The Mexican peso crisis was a currency crisis sparked by the Mexican government's sudden devaluation of the peso against the U.S. dollar in December 1994, which became one of the first international financial crises ignited by capital flight.
During the 1994 presidential election, the incumbent administration embarked on expansionary fiscal and monetary policy. The Mexican treasury began issuing short-term debt instruments denominated in domestic currency with a guaranteed repayment in U.S. dollars, attracting foreign investors. Mexico enjoyed investor confidence and new access to international capital following its signing of the North American Free Trade Agreement (NAFTA). However, a violent uprising in the state of Chiapas, as well as the assassination of the presidential candidate Luis Donaldo Colosio, resulted in political instability, causing investors to place an increased risk premium on Mexican assets.
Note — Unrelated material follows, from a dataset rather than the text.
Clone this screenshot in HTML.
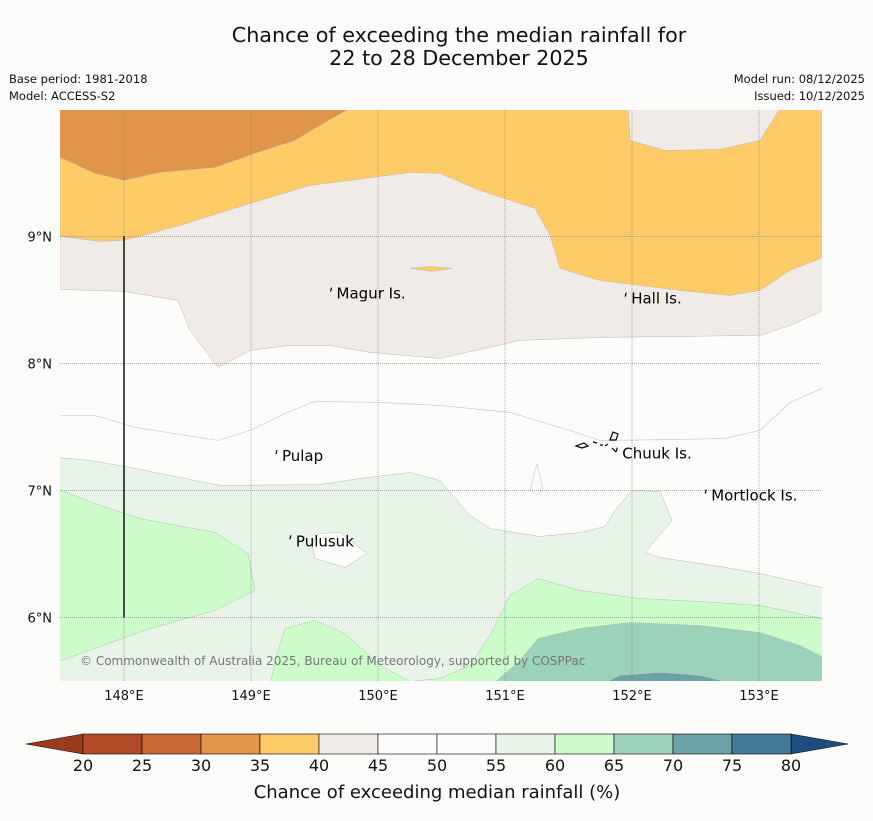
<!DOCTYPE html>
<html><head><meta charset="utf-8">
<style>
html,body{margin:0;padding:0;background:#fbfcfa;}
body{width:873px;height:816px;overflow:hidden;font-family:"Liberation Sans","DejaVu Sans",sans-serif;}
svg text{font-family:"DejaVu Sans","Liberation Sans",sans-serif;}
</style></head>
<body>
<svg id="chart" width="873" height="816" viewBox="0 0 873 816" xmlns="http://www.w3.org/2000/svg">
<rect width="873" height="816" fill="#fbfcfa"/>
<text x="459" y="42" font-size="20.7" text-anchor="middle" fill="#111">Chance of exceeding the median rainfall for</text>
<text x="459" y="65" font-size="20.7" text-anchor="middle" fill="#111">22 to 28 December 2025</text>
<text x="9" y="83" font-size="11.5" fill="#111">Base period: 1981-2018</text>
<text x="9" y="100" font-size="11.5" fill="#111">Model: ACCESS-S2</text>
<text x="865" y="83" font-size="11.5" text-anchor="end" fill="#111">Model run: 08/12/2025</text>
<text x="865" y="100" font-size="11.5" text-anchor="end" fill="#111">Issued: 10/12/2025</text>
<defs><clipPath id="mapclip"><rect x="60" y="110" width="762" height="571"/></clipPath></defs>
<g id="map" clip-path="url(#mapclip)"></g>
<g id="overlay"></g>
<g id="cbar"></g>
</svg>
<script>
const lonMin=147.5, lonMax=153.5, latMin=5.5, latMax=9.995;
const X0=60.5, X1=822.5, Y0=681, Y1=110;
function xs(lon){return X0+(lon-lonMin)/(lonMax-lonMin)*(X1-X0);}
function ys(lat){return Y0-(lat-latMin)/(latMax-latMin)*(Y0-Y1);}
function px2lon(x){return 148+(x-124)/127;}
function px2lat(y){return 9-(y-236)/127;}

const lonTicks=[148,149,150,151,152,153];
const latTicks=[6,7,8,9];
const cbLevels=[20,25,30,35,40,45,50,55,60,65,70,75,80];
const cbColors=["#b24a28","#ca6933","#e0954a","#fecb66","#f0ebe6","#fcfdfb","#fcfdfb","#e9f4e9","#ccfcca","#9cd2b9","#6aa2a6","#437b98"];

const bands=[
 {v:40,pts:[[60,105],[60,289],[124,291],[178,300],[190,330],[218,367],[250,350],[290,345],[330,345],[370,352],[440,358],[520,340],[600,337],[680,336],[760,335],[790,325],[826,309],[826,105]]},
 {v:35,pts:[[60,105],[60,236],[100,241],[124,240],[180,225],[250,203],[310,185],[350,180],[410,172],[440,173],[480,190],[535,208],[550,235],[560,268],[600,280],[680,290],[730,295],[760,290],[790,270],[826,256],[826,105]]},
 {v:40,pts:[[628,105],[630,140],[665,150],[720,149],[760,140],[782,105]]},
 {v:35,pts:[[410,268],[430,266],[452,268],[432,271]]},
 {v:30,pts:[[56,105],[56,155],[95,173],[124,180],[160,172],[215,167],[255,153],[295,140],[320,125],[355,105]]},
 {v:55,pts:[[56,457],[90,460],[130,467],[180,477],[220,485],[320,484],[360,478],[410,472],[440,480],[470,515],[490,528],[540,536],[580,532],[605,526],[615,510],[632,490],[660,491],[672,520],[645,552],[660,557],[720,566],[760,573],[826,588],[826,686],[56,686]]},
 {v:50,pts:[[318,533],[340,532],[367,553],[345,567],[315,558],[312,545]]},
 {v:50,pts:[[537,463],[543,490],[537,494],[530,490]]},
 {v:60,pts:[[56,488],[100,505],[140,518],[215,532],[248,553],[255,590],[215,610],[150,628],[56,662]]},
 {v:60,pts:[[270,686],[275,660],[285,628],[315,620],[345,633],[380,665],[410,681],[440,678],[470,665],[490,635],[510,595],[538,578],[580,590],[640,598],[700,601],[760,605],[826,619],[826,686]]},
 {v:65,pts:[[490,686],[520,660],[538,638],[580,628],[630,622],[700,625],[760,632],[800,645],[826,658],[826,686]]},
 {v:70,pts:[[598,686],[620,675],[660,672],[700,675],[745,686]]}
].map(b=>({v:b.v,pts:b.pts.map(p=>[px2lon(p[0]),px2lat(p[1])])}));
const line5055=[[60,415],[95,415],[135,427],[218,440],[250,430],[285,413],[315,401],[380,402],[440,405],[510,412],[570,430],[600,440],[680,439],[725,438],[760,430],[790,402],[822,388]].map(p=>[px2lon(p[0]),px2lat(p[1])]);

const places=[["Magur Is.",149.65,8.55],["Hall Is.",151.97,8.51],["Pulap",149.22,7.27],["Chuuk Is.",151.9,7.29],["Mortlock Is.",152.6,6.96],["Pulusuk",149.33,6.6]];

const NS="http://www.w3.org/2000/svg";
function mk(tag,attrs,parent){const e=document.createElementNS(NS,tag);for(const k in attrs)e.setAttribute(k,attrs[k]);parent.appendChild(e);return e;}
const map=document.getElementById('map');
const ov=document.getElementById('overlay');
const cb=document.getElementById('cbar');
function color(v){return cbColors[cbLevels.indexOf(v)];}
mk('rect',{x:60,y:110,width:762,height:571,fill:"#fcfdfb"},map);
bands.forEach((b,i)=>{
  const p=mk('polygon',{points:b.pts.map(q=>xs(q[0]).toFixed(1)+","+ys(q[1]).toFixed(1)).join(" "),fill:color(b.v),stroke:"#b8b8b8","stroke-width":0.5},map);
  
  
});
const cl=mk('polyline',{points:line5055.map(q=>xs(q[0])+","+ys(q[1])).join(" "),fill:"none",stroke:"#c8c8c8","stroke-width":0.7},map);


lonTicks.forEach(l=>{
  const g=mk('line',{x1:xs(l),x2:xs(l),y1:110,y2:681,stroke:"#777","stroke-width":0.6,"stroke-dasharray":"1,1"},ov);
  
  
  const t=mk('text',{x:xs(l),y:700,"font-size":13,"text-anchor":"middle",fill:"#111"},ov);t.textContent=l+"°E";
  
  
});
latTicks.forEach(l=>{
  const g=mk('line',{x1:60,x2:822,y1:ys(l),y2:ys(l),stroke:"#777","stroke-width":0.6,"stroke-dasharray":"1,1"},ov);
  
  
  const t=mk('text',{x:52,y:ys(l)+5,"font-size":13,"text-anchor":"end",fill:"#111"},ov);t.textContent=l+"°N";
  
  
});
const vl=mk('line',{x1:xs(148),x2:xs(148),y1:ys(9),y2:ys(6),stroke:"#111","stroke-width":1.5},ov);


places.forEach(p=>{
  const m=mk('path',{d:`M${xs(p[1])-3},${ys(p[2])-2} l1,-4`,stroke:"#000","stroke-width":1.2},ov);
  
  
  const t=mk('text',{x:xs(p[1])+3,y:ys(p[2])+5,"font-size":15,fill:"#000"},ov);t.textContent=p[0];
  
  
});
const ch=mk('path',{d:"M576,446 l8,-3 l4,3 l-6,2z M593,442 l4,1 M600,445 l3,0 M605,446 l3,-2 M610,440 l3,-8 l5,2 l-2,6z M612,448 l4,4",fill:"none",stroke:"#000","stroke-width":1.2},ov);


const cp=mk('text',{x:80,y:665,"font-size":12,fill:"#777"},ov);cp.textContent="© Commonwealth of Australia 2025, Bureau of Meteorology, supported by COSPPac";



const cbX0=83, cbW=59, cbY=734, cbH=20;
function cbx(v){return cbX0+(v-cbLevels[0])/(cbLevels[1]-cbLevels[0])*cbW;}
const la=mk('polygon',{points:`26,744 ${cbx(20)},${cbY} ${cbx(20)},${cbY+cbH}`,fill:"#9c3a1e",stroke:"#000","stroke-width":0.5},cb);


const ra=mk('polygon',{points:`848,744 ${cbx(80)},${cbY} ${cbx(80)},${cbY+cbH}`,fill:"#1c4e80",stroke:"#000","stroke-width":0.5},cb);


cbColors.forEach((c,i)=>{
  const r=mk('rect',{x:cbx(cbLevels[i]),y:cbY,width:cbx(cbLevels[i+1])-cbx(cbLevels[i]),height:cbH,fill:c,stroke:"#000","stroke-width":0.6},cb);
  
  
});
cbLevels.forEach(v=>{
  const t=mk('text',{x:cbx(v),y:771,"font-size":16,"text-anchor":"middle",fill:"#111"},cb);t.textContent=v;
  
  
});
const ct=mk('text',{x:437,y:798,"font-size":18,"text-anchor":"middle",fill:"#111"},cb);ct.textContent="Chance of exceeding median rainfall (%)";


</script>
</body></html>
In response, the Mexican central bank intervened in the foreign exchange markets to maintain the Mexican peso's peg to the U.S. dollar by issuing dollar-denominated public debt to buy pesos. The peso's strength caused demand for imports to increase, resulting in a trade deficit. Speculators recognized an overvalued peso and capital began flowing out of Mexico to the United States, increasing downward market pressure on the peso. Under election pressures, Mexico purchased its own treasury securities to maintain its money supply and avert rising interest rates, drawing down the bank's dollar reserves. Supporting the money supply by buying more dollar-denominated debt while simultaneously honoring such debt depleted the bank's reserves by the end of 1994.